Yeah. I kind of feel like an idiot for that one especially since just the day before I was incredibly annoyed when The Husband inferred that I couldn't tell the difference between an earthworm and a snake. It's just that these wasps were reddish/blackish/brownish, not the typical yellow-banded insect that I grew up with. Now I know.

So how did this environmentally conscious writer react after receiving her first wasp sting? With lots and lots of chemicals. Vengeance is mine MoFos.

I have come the conclusion that my backyard is DANGEROUS and that's why I have avoided it for the past five years.

June 12, 2008

"One More Thing" or "Random allusion"

While working in the backyard today I smashed my left thumb and right pinkie in to separate incidents. All I could think as I nursed my wounds was that L7 was right all along. Bricks ARE heavy.

This is the last time that I will complain about a physical ailment until at least August. I promise.

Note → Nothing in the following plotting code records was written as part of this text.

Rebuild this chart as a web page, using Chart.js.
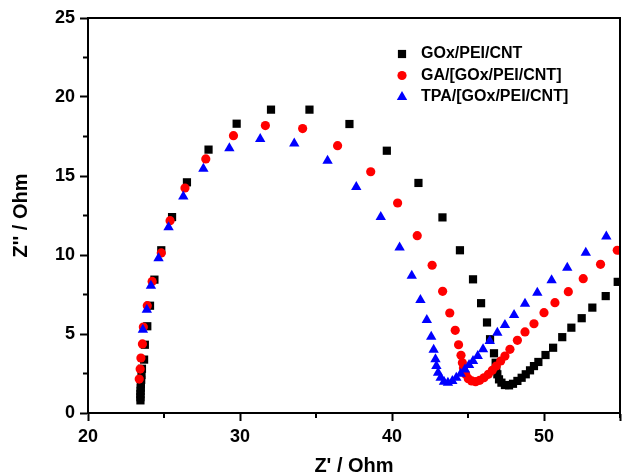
<!DOCTYPE html>
<html>
<head>
<meta charset="utf-8">
<script src="https://cdn.jsdelivr.net/npm/chart.js@4.4.1/dist/chart.umd.min.js"></script>
<style>
  html, body { margin: 0; padding: 0; background: #fff; }
  #wrap { width: 628px; height: 476px; }
</style>
</head>
<body>
<div id="wrap"><canvas id="nyquist"></canvas></div>
<script>
// Z' (x) and Z'' (y), in Ohm
const seriesNames = ["GOx/PEI/CNT", "GA/[GOx/PEI/CNT]", "TPA/[GOx/PEI/CNT]"];

const goxX = [23.45, 23.45, 23.45, 23.46, 23.47, 23.48, 23.5, 23.52, 23.55, 23.69, 23.74, 23.9, 24.08, 24.37,
  24.82, 25.53, 26.51, 27.93, 29.78, 32.04, 34.57, 37.2, 39.66, 41.74, 43.32, 44.47, 45.33, 45.86, 46.25,
  46.45, 46.71, 46.82, 46.86, 46.93, 47.04, 47.2, 47.43, 47.7, 47.96, 48.25, 48.53, 48.8, 49.08, 49.34,
  49.63, 50.1, 50.6, 51.2, 51.8, 52.48, 53.18, 54.06, 54.85];
const goxY = [0.8, 1.0, 1.2, 1.4, 1.6, 1.85, 2.1, 2.4, 2.8, 3.38, 4.32, 5.49, 6.79, 8.44,
  10.3, 12.4, 14.6, 16.67, 18.31, 19.2, 19.2, 18.29, 16.6, 14.56, 12.38, 10.3, 8.46, 6.95, 5.73,
  4.67, 3.78, 3.18, 2.76, 2.45, 2.13, 1.92, 1.77, 1.75, 1.85, 2.03, 2.23, 2.45, 2.7, 2.97,
  3.23, 3.67, 4.13, 4.8, 5.4, 6.0, 6.67, 7.4, 8.3];

const gaX = [23.37, 23.43, 23.48, 23.58, 23.64, 23.9, 24.22, 24.82, 25.4, 26.38, 27.75, 29.57, 31.67,
  34.12, 36.42, 38.6, 40.37, 41.66, 42.64, 43.33, 43.8, 44.16, 44.38, 44.54, 44.63, 44.7, 44.85, 45.02,
  45.24, 45.5, 45.77, 46.05, 46.34, 46.6, 46.86, 47.15, 47.43, 47.76, 48.25, 48.75, 49.34, 50.0, 50.72,
  51.6, 52.58, 53.72, 54.82];
const gaY = [2.15, 2.78, 3.48, 4.37, 5.44, 6.79, 8.33, 10.13, 12.17, 14.24, 16.08, 17.55, 18.19,
  18.0, 16.92, 15.27, 13.29, 11.22, 9.35, 7.7, 6.33, 5.23, 4.32, 3.65, 3.18, 2.85, 2.45, 2.17,
  2.03, 1.98, 2.07, 2.23, 2.45, 2.7, 2.97, 3.29, 3.6, 4.03, 4.6, 5.13, 5.65, 6.35, 6.98,
  7.68, 8.5, 9.41, 10.3];

const tpaX = [23.61, 23.87, 24.14, 24.64, 25.3, 26.27, 27.59, 29.3, 31.33, 33.57, 35.76, 37.65, 39.26,
  40.5, 41.3, 41.87, 42.29, 42.58, 42.74, 42.86, 42.92, 43.03, 43.2, 43.42, 43.68, 43.97, 44.23, 44.52,
  44.8, 45.07, 45.33, 45.64, 45.99, 46.43, 46.93, 47.43, 48.03, 48.75, 49.56, 50.5, 51.53, 52.75, 54.1];
const tpaY = [5.27, 6.54, 8.06, 9.79, 11.75, 13.71, 15.46, 16.75, 17.34, 17.05, 15.97, 14.3, 12.4,
  10.47, 8.69, 7.15, 5.88, 4.83, 4.0, 3.4, 2.97, 2.55, 2.23, 1.98, 1.92, 2.03, 2.23, 2.49,
  2.76, 3.04, 3.29, 3.6, 4.03, 4.56, 5.08, 5.57, 6.2, 6.92, 7.61, 8.4, 9.2, 10.15, 11.17];

const xMinorTicks = [25, 35, 45, 55];
const yMinorTicks = [2.5, 7.5, 12.5, 17.5, 22.5];

function toPoints(xs, ys) {
  return xs.map((x, i) => ({ x: x, y: ys[i] }));
}

Chart.defaults.font.family = "'Liberation Sans', Arial, sans-serif";
Chart.defaults.font.weight = "bold";
Chart.defaults.color = "#000";

// frame on top/right + short minor ticks
const framePlugin = {
  id: "frame",
  afterDraw(chart) {
    const { ctx, chartArea: a } = chart;
    const xs = chart.scales.x, ys = chart.scales.y;
    ctx.save();
    ctx.strokeStyle = "#000";
    ctx.lineWidth = 2;
    ctx.beginPath();
    ctx.moveTo(a.left, a.top);
    ctx.lineTo(a.right, a.top);
    ctx.lineTo(a.right, a.bottom);
    xMinorTicks.forEach(v => {
      const px = xs.getPixelForValue(v);
      ctx.moveTo(px, a.bottom);
      ctx.lineTo(px, a.bottom + 5);
    });
    yMinorTicks.forEach(v => {
      const py = ys.getPixelForValue(v);
      ctx.moveTo(a.left, py);
      ctx.lineTo(a.left - 5, py);
    });
    ctx.stroke();
    ctx.restore();
  }
};

// legend in the upper right corner of the plot
const legendPlugin = {
  id: "cornerLegend",
  afterDraw(chart) {
    const ctx = chart.ctx;
    ctx.save();
    ctx.font = "bold 16px 'Liberation Sans', Arial, sans-serif";
    ctx.textBaseline = "middle";
    ctx.textAlign = "left";
    chart.data.datasets.forEach((ds, i) => {
      const y = 54 + i * 21.5;
      ctx.fillStyle = ds.backgroundColor;
      Chart.helpers.drawPoint(ctx, {
        pointStyle: ds.pointStyle,
        radius: ds.pointRadius,
        borderWidth: 0,
        rotation: 0
      }, 402, y);
      ctx.fillStyle = "#000";
      ctx.fillText(ds.label, 421, y);
    });
    ctx.restore();
  }
};

new Chart(document.getElementById("nyquist"), {
  type: "scatter",
  data: {
    datasets: [
      { label: seriesNames[0], data: toPoints(goxX, goxY), pointStyle: "rect", pointRadius: 5.8,
        backgroundColor: "#000000", borderColor: "#000000", pointBorderWidth: 0, order: 3, clip: 0 },
      { label: seriesNames[1], data: toPoints(gaX, gaY), pointStyle: "circle", pointRadius: 4.6,
        backgroundColor: "#ff0000", borderColor: "#ff0000", pointBorderWidth: 0, order: 2, clip: 0 },
      { label: seriesNames[2], data: toPoints(tpaX, tpaY), pointStyle: "triangle", pointRadius: 6,
        backgroundColor: "#0000ff", borderColor: "#0000ff", pointBorderWidth: 0, order: 1, clip: 0 }
    ]
  },
  options: {
    responsive: true,
    maintainAspectRatio: false,
    animation: false,
    layout: { padding: { top: 18, right: 8, left: 0, bottom: 0 } },
    plugins: { legend: { display: false }, tooltip: { enabled: false } },
    elements: { point: { hoverRadius: 6 } },
    scales: {
      x: {
        type: "linear",
        min: 20,
        max: 55,
        afterFit: s => { s.height = 63; },
        ticks: { stepSize: 10, padding: 5, font: { size: 18, weight: "bold" }, color: "#000",
          callback: v => (v % 10 === 0 ? v : "") },
        grid: { drawOnChartArea: false, drawTicks: true, tickLength: 8, tickWidth: 2, tickColor: "#000" },
        border: { display: true, color: "#000", width: 2 },
        title: { display: true, text: "Z' / Ohm", font: { size: 20, weight: "bold", lineHeight: 1 },
          padding: { top: 0, bottom: 0 }, color: "#000" }
      },
      y: {
        type: "linear",
        min: 0,
        max: 25,
        afterFit: s => { s.width = 88; },
        ticks: { stepSize: 5, padding: 5, font: { size: 18, weight: "bold" }, color: "#000" },
        grid: { drawOnChartArea: false, drawTicks: true, tickLength: 8, tickWidth: 2, tickColor: "#000" },
        border: { display: true, color: "#000", width: 2 },
        title: { display: true, text: "Z'' / Ohm", font: { size: 20, weight: "bold", lineHeight: 1 },
          padding: { top: 11, bottom: 0 }, color: "#000" }
      }
    }
  },
  plugins: [framePlugin, legendPlugin]
});
</script>
</body>
</html>
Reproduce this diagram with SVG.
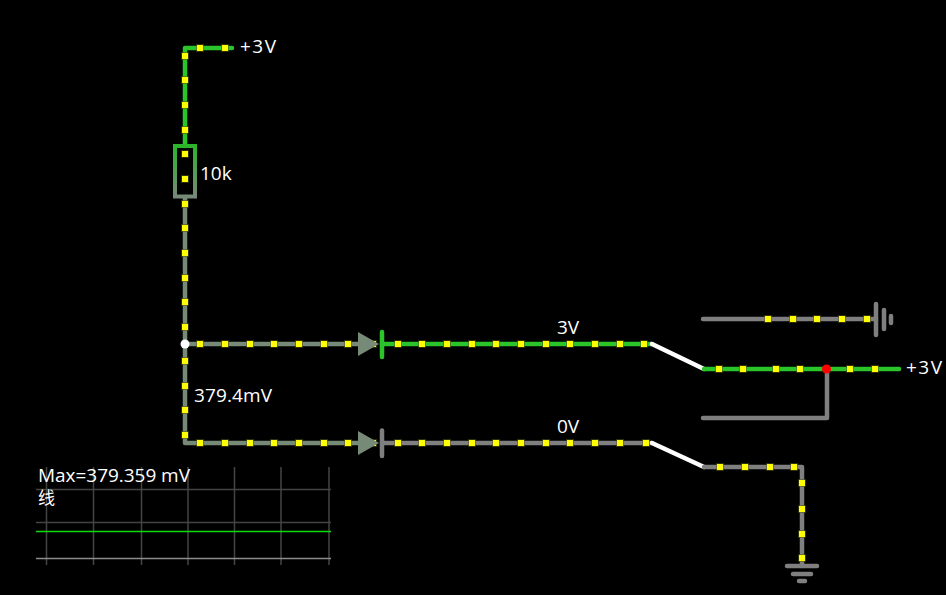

I distinctly remember playing with earthworms when I was around three years old. I would pull them in two and let them dry in the sun. I am not proud of this but I was three and they are worms after all. So, it was with great hesitation that I handed two worms over to Adelaide today. I was relieved as she pet them carefully. But a some point the two became four and I resolved not to hand her any more for a while.

I handed them to her in the first place because I don't want her to be squeamish around bugs and invertebrates. Hopefully the squeal that I let out when I saw a toad later in the day did not impress itself into her psyche.


My Hero

The hero of the week award goes to my brother who nearly started a flame war over someone correcting a proofreading error of mine. He also used the internet equivalent of "do we have to take this outside?"

The funny thing is that this particular comment didn't bother me as I know (and surely you know) that my proofreading skills are poor ... or rather, I hate doing it.

Thank you bro for looking out for me.

June 10, 2008

Oh so sore

I have been working hard installing window A/Cs, hanging lights and scrubbing the hell out of every surface in the apartment next door. Needless to say, my muscles are rather sore at the end of the day.

To my dismay, the restorative powers of sleep don't work as well anymore and my muscles are sore even two days later.  What the hell?